One of my backup servers used to be in the same datacenter as the primary server. I only recently moved it to a different host. It's still in the same city, though, so I'm considering other options. I'm not a big fan of just-make-a-tarball-of-everything-and-upload-it-to-the-cloud backup methodology, I prefer something a bit more incremental. But with Backblaze B2 being so cheap, I might as well just upload tarballs to B2. As long as I have the data, the servers can be redeployed in a couple of hours at most.
The SBG fire illustrates the importance of geographical redundancy. Just because the datacenters have different numbers at the end doesn't mean that they won't fail at the same time. Apart from a large fire or power outage, there are lots of things that can take out several datacenters in close vicinity at the same time, such as hurricanes and earthquakes.
> I'm not a big fan of just-make-a-tarball-of-everything-and-upload-it-to-the-cloud backup methodology, I prefer something a bit more incremental.
pretty much a textbook use-case for zfs with some kind of snapshot-rolling utility. Snap every hour, send backups once a day, prune your backups according to some timetable. Transfer as incrementals against the previous stored snapshot. Plus you get great data integrity checking on top of that.
with all due respect here - I've never heard of it either, and that's not what you want with a filesystem.
The draw of ZFS is that it's the log-structured filesystem with 10 zillionty hours of production experience that says that it works. And that's why BTRFS is not a direct substitute either. Or Hammer2. There are lots of things that could be cool, the question is are you willing to run them in production.
There is a first-mover advantage in filesystems (that occupy a given design and provide a given set of capabilities). At some point a winner sucks most of the oxygen out of the atmosphere here. There is maybe space for a second place winner (btrfs), there isn't a spot for a fourth-place winner.
I use tarballs because it allows me to not trust the backup servers. ssh is set up such that backup server's ssh keys are certified to only run a command that will allow them to run a backup script that will just return the encrypted data, and nothing else.
It's very easy to use spare storage in various places to do backups this way, as ssh, gpg and cron are everywhere, and you don't need to install any complicated backup solutions or trust the backup storage machines much.
All you have to manage centrally is private keys for backup encryption, and CA for signing the ssh keys + some occasional monitoring/tests.
I thought so too for a long while. Until I was trying to restore something (just to test things), and wasn’t able to... it might have been specific to our GPG or an older version or something... but I decided to switch to restic and am much happier now.

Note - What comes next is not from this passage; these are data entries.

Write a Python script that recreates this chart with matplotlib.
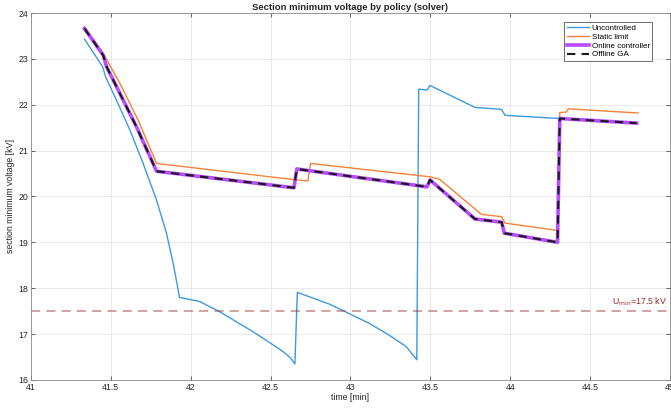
import numpy as np
import matplotlib.pyplot as plt

plt.rcParams['font.family'] = ['Liberation Sans', 'DejaVu Sans']

# Uncontrolled
t_unc = [41.335, 41.448, 41.467, 41.535, 41.619, 41.702, 41.786, 41.848, 41.89,
         41.93, 42.056, 42.18, 42.39, 42.47, 42.577, 42.625, 42.652, 42.667,
         42.87, 42.99, 43.12, 43.24, 43.348, 43.415, 43.427, 43.479, 43.498,
         43.78, 43.946, 43.967, 44.306, 44.8]
v_unc = [23.43, 22.83, 22.61, 22.10, 21.45, 20.72, 19.92, 19.20, 18.54,
         17.80, 17.71, 17.49, 17.05, 16.87, 16.62, 16.48, 16.35, 17.91,
         17.65, 17.45, 17.23, 16.98, 16.73, 16.44, 22.34, 22.32, 22.42,
         21.94, 21.90, 21.77, 21.70, 21.60]

# Static limit
t_sta = [41.335, 41.452, 41.556, 41.67, 41.786, 42.64, 42.733, 42.75, 43.494,
         43.556, 43.82, 43.946, 43.967, 44.296, 44.31, 44.35, 44.365, 44.8]
v_sta = [23.70, 23.12, 22.47, 21.67, 20.72, 20.37, 20.34, 20.72, 20.43,
         20.38, 19.61, 19.56, 19.42, 19.26, 21.83, 21.84, 21.91, 21.82]

# Online controller / Offline GA (identical)
t_onl = [41.335, 41.452, 41.473, 41.556, 41.66, 41.786, 42.646, 42.664, 43.479,
         43.498, 43.779, 43.946, 43.963, 44.296, 44.31, 44.79]
v_onl = [23.66, 23.08, 22.83, 22.25, 21.52, 20.55, 20.19, 20.60, 20.21,
         20.36, 19.51, 19.44, 19.20, 19.00, 21.70, 21.60]
t_ga = t_onl
v_ga = v_onl

u_min = 17.5

fig = plt.figure(figsize=(6.71, 4.13), dpi=100)
ax = fig.add_axes([0.0462, 0.080, 0.9523, 0.8885])

ax.plot(t_unc, v_unc, color='#3d9ae2', lw=1.0, label='Uncontrolled')
ax.plot(t_sta, v_sta, color='#f5823a', lw=1.0, label='Static limit')
ax.plot(t_onl, v_onl, color='#b84cff', lw=2.6, label='Online controller')
ax.plot(t_ga, v_ga, color='#1a1a1a', lw=1.5, ls=(0, (4, 3)), label='Offline GA')
ax.axhline(u_min, color='#a03a3a', alpha=0.6, lw=1.1, ls=(0, (6, 4)))
ax.text(44.98, u_min + 0.07, r'U$_{\mathrm{min}}$=17.5 kV', color='#9b2a2a',
        fontsize=6.3, ha='right', va='bottom')

ax.set_xlim(41, 45)
ax.set_ylim(16, 24)
ax.set_xticks([41, 41.5, 42, 42.5, 43, 43.5, 44, 44.5, 45])
ax.set_xticklabels(['41', '41.5', '42', '42.5', '43', '43.5', '44', '44.5', '45'])
ax.set_yticks(range(16, 25))
ax.tick_params(direction='in', length=3, width=0.6, labelsize=6.3,
               top=True, right=True, colors='#4d4d4d', labelcolor='#262626', pad=2)
ax.grid(True, color='#e6e6e6', lw=0.6)
for s in ax.spines.values():
    s.set_color('#8a8a8a')
    s.set_linewidth(0.6)

ax.set_xlabel('time [min]', fontsize=6.3, labelpad=1, color='#262626')
ax.set_ylabel('section minimum voltage [kV]', fontsize=6.3, labelpad=2, color='#262626')
ax.set_title('Section minimum voltage by policy (solver)', fontsize=6.8,
             fontweight='bold', pad=2, color='#262626')

leg = ax.legend(loc='upper right', bbox_to_anchor=(0.972, 0.976), borderaxespad=0,
                fontsize=5.8, fancybox=False, framealpha=1,
                edgecolor='#555555', borderpad=0.3, labelspacing=0.15,
                handlelength=2.8, handletextpad=0.3)
leg.get_frame().set_linewidth(0.6)

fig.savefig('out.png', dpi=100)
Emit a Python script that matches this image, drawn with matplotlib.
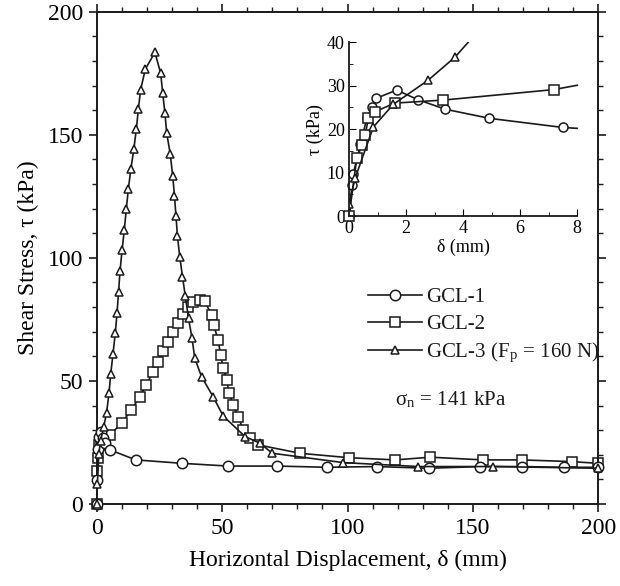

Restic has a single binary that takes care of everything. It feels more modern and seems to work really well. Never had any issue restoring from it.
Just one data point. Stick to whatever works for you. But important to test not only your backups, but also restores!
I've been using Duplicati forever. The fact that it's C# is a bit of a pain (some distros don't have recent Mono), but running it in Docker is easy enough. Being able to check the status of backups and restore files from a web UI is a huge plus, so is the ability to run the same app on all platforms.
I've found duplicity to be a little simplistic and brittle. Purging old backups is also difficult, you basically have to make a full backup (i.e. non-incremental) before you can do that, which increases bandwidth and storage cost.
Restic looks great feature-wise, but still feels like the low-level component you'd use to build a backup system, not a backup system in itself. It's also pre-1.0.
Interesting, I will check Restic out, I’ve heard other good things about it. Duplicity is a bit of a pain to set up and Restic’s single binary model is more straightforward (Go is a miracle). Thanks for the recommendation!
GPG is a bit quirky but I do regularly check my backups and restores (if once every few months counts as regular).
Ditto. Moved to rclone after having a bunch of random small issues with Duplicity that on their own weren't major but made me lose faith in something that's going to be largely operating unsupervised except for a monthly check-in.
The SBG fire illustrates the importance of geographical redundancy. Just because the datacenters have different numbers at the end doesn't mean that they won't fail at the same time. Apart from a large fire or power outage, there are lots of things that can take out several datacenters in close vicinity at the same time, such as hurricanes and earthquakes.